Есть еще одно правило, справедливость которого одни отстаивают, другие отвергают. Если занемог один в экипаже, заменяют всю команду. Болезнь Валерия перечеркивала надежду остальных. Я помню застывшую тишину в зале Госкомиссии, когда объявили это решение. Потом — взрыв протеста. Леонов и Колодин отстаивали свое право на полет, доказывали, что они лучше знают станцию и провели больше тренировок, что включение в экипаж Владислава Волкова (бортинженера от дублеров) не повлечет никаких осложнений. Госкомиссия была непреклонной: начинать работу на первой орбитальной станции поручили дублерам, Георгию Доброволькому, Владиславу Волкову и Виктору Пацаеву.
Между экипажами пробежал холодок. Обида рождала неприязнь, отчуждение, зависть… Уж больно неожиданно все случилось. Больше других переживал и негодовал Петя Колодин. Хмельной, не в меру раздраженный, он понуро произнес: "Теперь я уж никогда не полечу". Другие держались чуть сдержаннее. Для Леонова и Кубасова это был второй полет, оба были кавалерами Золотых Звезд Героев, а Петру лишь светили это почести.

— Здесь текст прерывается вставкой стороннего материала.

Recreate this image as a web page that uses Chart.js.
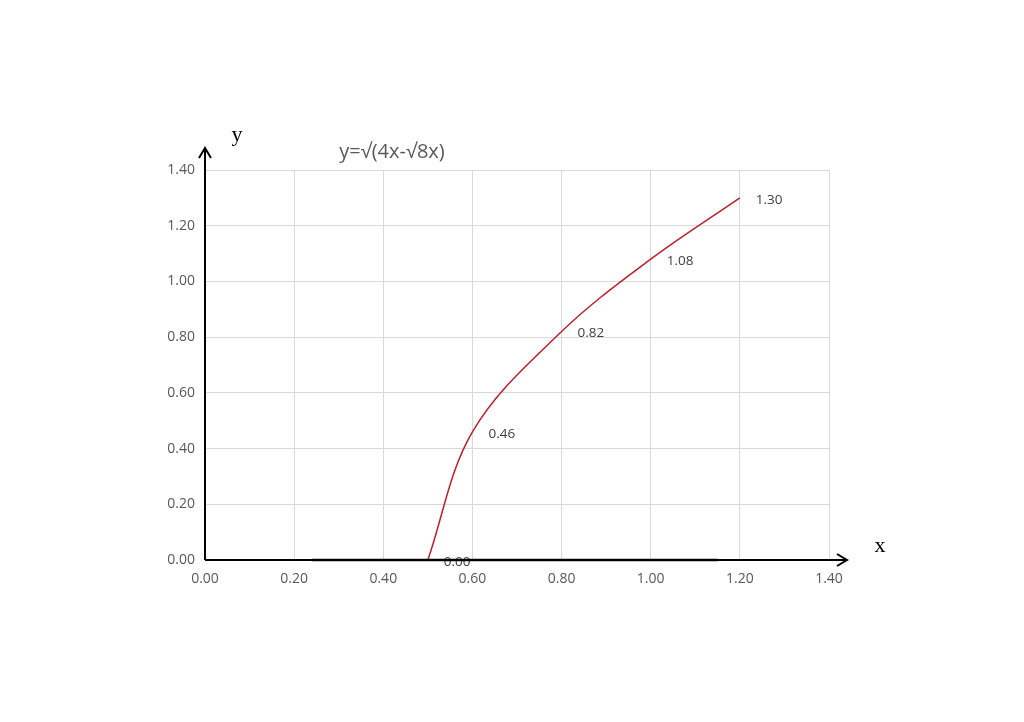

Дублеры же не скрывали своей радости подарком судьбы. Поворот фортуны, неожиданная перспектива рождали эмоциональные всплески, игривость настроения. Глядя на тех и других, вспоминал гагаринское "каждый полет — особый", а сопоставляя реакцию "обиженных" и "осчастливленных", задавал себе вопрос: что это — унижение паче гордости? Или та самая неудержимость? Только к чему?
Старая поговорка гласит: "Каждому на роду написано свое. Или — "Не ропщи на судьбу, все по воле Божьей". Впрочем это я так, в порядке отступления.
6 июня "Союз-11" вышел на расчетную орбиту, поиск "Салюта" и сближение со станцией укладывались в циклограмму, которую составили баллистики, стыковка тоже прошла гладко. Георгий Добровольский (он же "Янтарь-1") доложил, не скрывая восторга:
— Мы дома, здесь полный порядок…
Георгий Добровольский. Он же — "Янтарь-1"
Сколько раз за долгие дни космической вахты на "Салюте" звучал над планетой этот позывной! Ребята трудились старательно, не все складывалось, как хотелось. Ведь, по сути, им пришлось испытывать первый орбитальный комплекс, всю его "начинку", энергетику, систему управления… Эйфория первых дней, когда все ново, все "в диковинку", заставила забыть о субординации, "ранжировке" в экипаже. Не формальное это дело. У них общая ответственность за успех полета, общими усилиями они выполняют программу, но есть и "табель о рангах": командир, бортинженер, космонавт-исследователь. Увы, не смогли ребята "поделить власть". Побывавший уже в космосе Владислав Волков давил своим авторитетом, у него возникали трения с командиром. Жора Добровольский, человек добрый и беззлобный, по-армейски дисциплинированный, склонный к уставному порядку, не желал уступать.